45. AU MÊME.
Remusberg, 19 février 1738.
Monsieur, je viens de recevoir la lettre que vous m'avez écrite du .... janvier. J'y vois la bonté avec laquelle vous excusez mes fautes, et la sincérité avec laquelle vous voulez bien me les découvrir. Vous daignez quitter pour quelques moments le ciel de Newton et l'aimable compagnie des Muses, pour décrasser un poëte nouveau dans les eaux bondissantes de l'Hippocrène. Vous quittez le pinceau en ma faveur pour prendre la lime; enfin vous vous donnez la peine de m'apprendre à épeler, vous qui savez penser.

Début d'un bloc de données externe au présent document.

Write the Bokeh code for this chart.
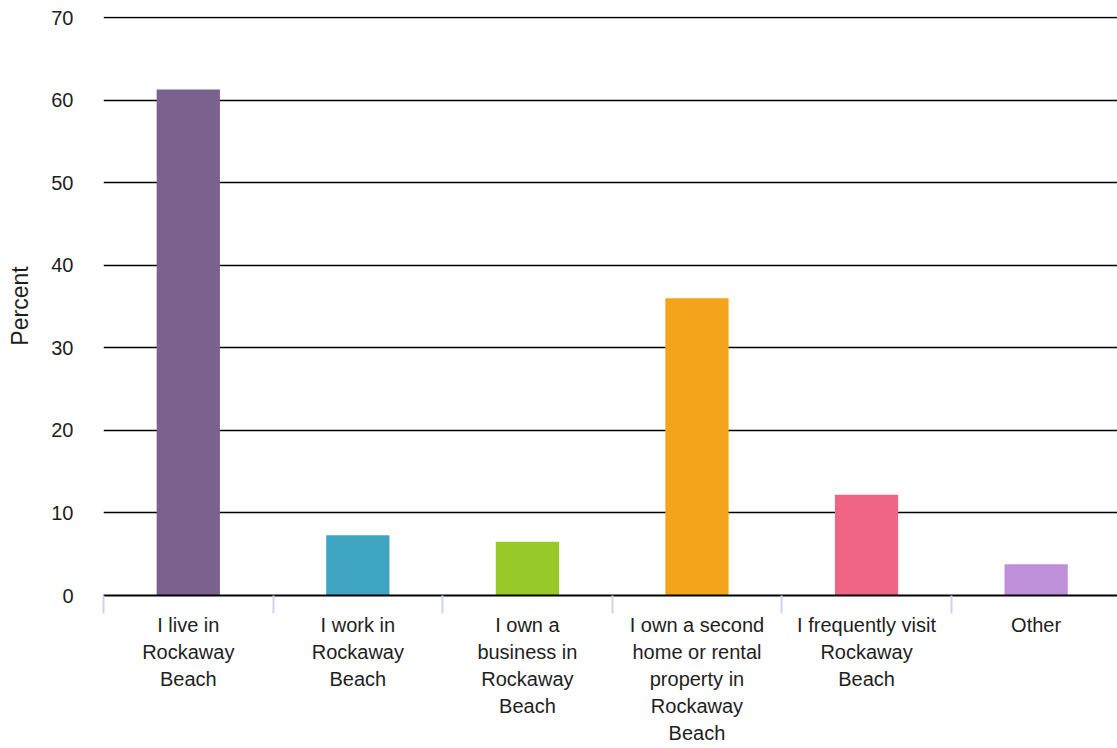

Mais je vous importunerai encore, et je crains que vous ne me preniez pour un de ces gens à qui on fait quelque charité, et qui en demandent toujours davantage.
Madame du Châtelet m'a adressé des vers que j'ai admirés à cause de leur beauté, de leur noblesse et de leur tour original. J'ai été fort étonné en même temps de voir qu'on m'y donnait du divin, quoique je connaisse, par les mêmes endroits qu'Alexandre, que je ne suis pas de céleste origine, et que je crains fort qu'en qualité de dieu, mon sort ne devienne semblable à celui de cette canaille de nouveaux dieux que Lucien nous dit avoir été chassés de l'Olympe par Jupiter,187-a ou bien aux saints que le sieur de Launoy187-b trouva fort à propos de dénicher du paradis. Quoi qu'il en soit, j'ai répondu en vers à madame du Châtelet, et je vous prie, monsieur, de vouloir bien donner quelques coups de plume à cette pièce, afin qu'elle soit digne d'être offerte à la marquise.
Je regarde cette Émilie comme une divinité d'ancienne date, à laquelle il n'est pas permis de parler le langage des humains. Il faut lui parler celui des dieux, il faut lui parler en vers. Il est bien permis à nous autres hommes de s'égayer188-a quand nous nous mêlons de parler une langue qui nous est si étrangère; aussi <168>puis-je espérer que vos divinités voudront excuser les fautes que font ces pauvres mortels quand ils se mêlent de vouloir parler comme vous.
J'attends quelque coup de foudre de la part du Jupiter de Cirey, sur certaine discussion de métaphysique que j'ai osé hasarder. Je fais ce que je puis pour m'élever aux cieux; je remue les bras, et je crois voler; mais, quoi que je puisse faire, je sens bien que mon esprit n'est pas de nature à pouvoir se démêler de toutes les difficultés qui se présentent dans cette carrière.
Il semble que le Créateur nous a donné autant de raison qu'il nous en faut pour nous conduire sagement dans ce monde, et pour pourvoir à tous nos besoins; mais il semble aussi que cette raison ne suffit pas pour contenter ce fonds insatiable de curiosité que nous avons en nous, et qui s'étend souvent trop loin. Les absurdités et les contradictions qui se rencontrent de toutes parts donnent sans fin naissance au pyrrhonisme; et, à force d'imaginer, on ne parle qu'à son imagination. Après tout, je tiens pour une vérité incontestable et certaine le plaisir et l'admiration que vous me causez. Ce n'est point une illusion des sens, un préjugé frivole, mais une parfaite connaissance de l'homme le plus aimable du monde.
Je m'en vais rayer toutes les trompettes, corriger, changer et me peiner, jusqu'à ce que vos remarques soient éludées. Mérope ne sort point de mes mains; c'est une vierge dont je garde l'honneur. Je suis avec une très-parfaite estime, monsieur, etc.
187-a Voyez l'Assemblée des dieux, par Lucien.
187-b Jean de Launoy, docteur en théologie, mort en 1678, et surnommé le Dénicheur de saints, a prouvé que c'est à tort que nombre de personnages ont été canonisés par l'Eglise.
188-a De bégayer. (Variante des Œuvres posthumes, t. X, p. 95.)